There is also the issue of one Miss Sara Lance (Caity Lotz). When last we saw her she was leaving Star City and embarking on a voyage of rediscovery after surviving the Lazarus Pit and the fallout of its powers. We see her first in a… erm… bar, I guess, in rural Tibet (did anyone else expect Marion drinking some random goat-herder under the table in the corner and Indy to pop in with a bullwhip? No? Just me?) where she beats the crap out of a guy trying to force himself on another woman. Which was awesome. Next, she’s back in the Arrow Cave, sparring and having a heart to heart with her sister, Laurel (Kate Cassidy), during which they discuss Sara’s opportunity to step out of the shadows and “into the light.” After which she, Captain Cold, and Heatwave leave the Waverider and start a fight at a roadhouse.
Which… I don’t know. Seemed… weird to me. I get that Sara is conflicted. I get that she’s still trying to figure out exactly who she is and how to survive her post-Pit existence. The writers have an awesome opportunity to develop her, to have her grow and change and become complete again. My fear, however, is that their intent is just to use her as an object the way they have Laurel, Felicity, Iris, and Patty. That her actions in the pilot aren’t evidence of conflict but, instead, sloppy and inconsistent writing wherein she isn’t White Canary but, rather, Ray’s mission or Cold/Heat’s bloody-knuckled damsel. It wouldn’t be the first time for this crew and I doubt it will be the last.
As for the arch-nemesis of the piece? Vandal Savage (Casper Crump) has a long, long history in the DCU. He has been the chief architect of some of the most terrible regimes in human history but his story doesn’t begin and end with the Hawks. I understand them making the change to weave plot-threads together but the fact of the matter is, Savage as he’s always been wasn’t terrifying because he had a specific mission; he was terrifying because he didn’t.
He was terrifying because he was willing to initiate the slaughter of thousands or even millions because he was immortal and he was bored. Yes, he wanted money and power and all of those things. But he acted as Hitler’s muse (can you imagine how horrible you have to be to be Hitler’s muse) because he couldn’t think of anything better to do. The Vandal Savage presented to us thus far is a super-generic super villain with nothing remarkable about him other than his life span and his jealousy that Shayera chose Khufu over him (as always, let’s blame the woman for the fall of humanity, by the way. *sarcasm font*). If I’m going to follow him, if I’m going to care whether he’s defeated or not, I’m going to need a little more than that. A little more of the “real” Savage, as it were. Because right now? Meh. And as all of us comic folks know, a good villain is the make or break of any story containing one.

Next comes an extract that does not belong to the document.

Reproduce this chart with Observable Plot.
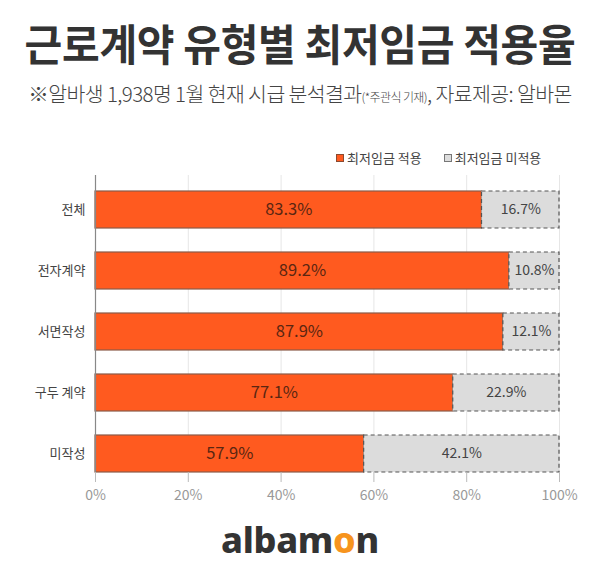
<!DOCTYPE html>
<html><head><meta charset="utf-8">
<script src="https://cdn.jsdelivr.net/npm/d3@7"></script>
<script src="https://cdn.jsdelivr.net/npm/@observablehq/plot@0.6"></script>
<style>
body{margin:0;background:#fff;font-family:"Noto Sans CJK KR","Noto Sans",sans-serif;}
#wrap{position:relative;width:600px;height:588px;overflow:hidden;}
.abs{position:absolute;left:0;width:600px;text-align:center;white-space:nowrap;}
#title{top:12px;font-size:41px;line-height:60px;font-weight:700;color:#333;letter-spacing:-0.3px;transform:scaleY(1.06);}
#sub{top:78px;font-size:20.5px;line-height:30px;color:#444;letter-spacing:-0.6px;font-weight:300;}
#sub small{font-size:12px;}
#legend{position:absolute;top:148px;left:336px;font-size:13px;line-height:20px;color:#444;display:flex;align-items:center;}
.sw{display:inline-block;width:8px;height:8px;margin-right:3px;box-sizing:border-box;}
#chart{position:absolute;top:140px;left:0;}
#logo{top:518px;font-family:"Noto Sans","DejaVu Sans",sans-serif;font-size:36px;line-height:44px;font-weight:800;color:#333;letter-spacing:-0.3px;}
</style></head>
<body><div id="wrap">
<div id="title" class="abs">근로계약 유형별 최저임금 적용율</div>
<div id="sub" class="abs">※알바생 1,938명 1월 현재 시급 분석결과<small>(*주관식 기재)</small>, 자료제공: 알바몬</div>
<div id="legend"><span class="sw" style="background:#FF5A1F;border:1px solid #8a4a30"></span>최저임금 적용<span style="width:22px;display:inline-block"></span><span class="sw" style="background:#ddd;border:1px solid #777"></span>최저임금 미적용</div>
<div id="chart"></div>
<div id="logo" class="abs">albam<span style="color:#F7941D">o</span>n</div>
</div>
<script>
const categories = ["전체","전자계약","서면작성","구두 계약","미작성"];
const applied = [83.3, 89.2, 87.9, 77.1, 57.9];
const notApplied = [16.7, 10.8, 12.1, 22.9, 42.1];
const seriesNames = ["최저임금 적용","최저임금 미적용"];
const xTicks = [0,20,40,60,80,100];

const rows = categories.map((c,i)=>({category:c, applied:applied[i], notApplied:notApplied[i]}));

const chart = Plot.plot({
  width:600, height:380,
  marginTop:35, marginBottom:48, marginLeft:95, marginRight:41,
  style:{fontFamily:'"Noto Sans CJK KR","Noto Sans",sans-serif', background:"transparent"},
  x:{domain:[0,100], ticks:xTicks, tickFormat:d=>d+"%", label:null},
  y:{domain:categories, paddingInner:0.4, paddingOuter:0.097, align:1, label:null},
  marks:[
    Plot.ruleX(xTicks, {stroke:"#e6e6e6", strokeWidth:1}),
    Plot.barX(rows, {y:"category", x1:0, x2:"applied", fill:"#FF5A1F", stroke:"#8a5a48", strokeWidth:1.2}),
    Plot.barX(rows, {y:"category", x1:"applied", x2:d=>d.applied+d.notApplied, fill:"#dcdcdc", stroke:"#555", strokeDasharray:"4,3", strokeWidth:1.2}),
    Plot.text(rows, {y:"category", x:d=>d.applied/2, text:d=>d.applied.toFixed(1)+"%", fill:"#5a2612", fontSize:16.5}),
    Plot.text(rows, {y:"category", x:d=>d.applied+d.notApplied/2, text:d=>d.notApplied.toFixed(1)+"%", fill:"#444", fontSize:14}),
    Plot.ruleX([0], {stroke:"#888", strokeWidth:1.2}),
    Plot.axisX({tickSize:10, ticks:xTicks, tickFormat:d=>d+"%", stroke:"#bbb", fill:"#999", fontSize:14, tickPadding:8, label:null}),
    Plot.axisY({tickSize:0, tickPadding:10, fontSize:13, fill:"#444", label:null})
  ]
});
document.getElementById("chart").appendChild(chart);
</script>
</body></html>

Is Legends of Tomorrow worth watching? Yes.
Will it continue to be worth watching? I’m not sure yet. I do try not to make a judgment on the entirety of a series based on the pilot though I find myself deciding more quickly whether or not I’m going to stay with a show than I used to. Probably because I have exponentially less time to watch TV than I used to. It would be nice for DC to give us something on par with Marvel’s small screen offerings, both on network television and through other outlets (full disclosure, I only watch the first half-season of Agents of Shield, but they can’t all be winners for everyone). The DC foundations are decent, but the houses always seem to fall down.
Whether or not the house the Legends build can last remains to be seen.
Legends of Tomorrow airs on The CW Network, Thursdays at 8pm EST.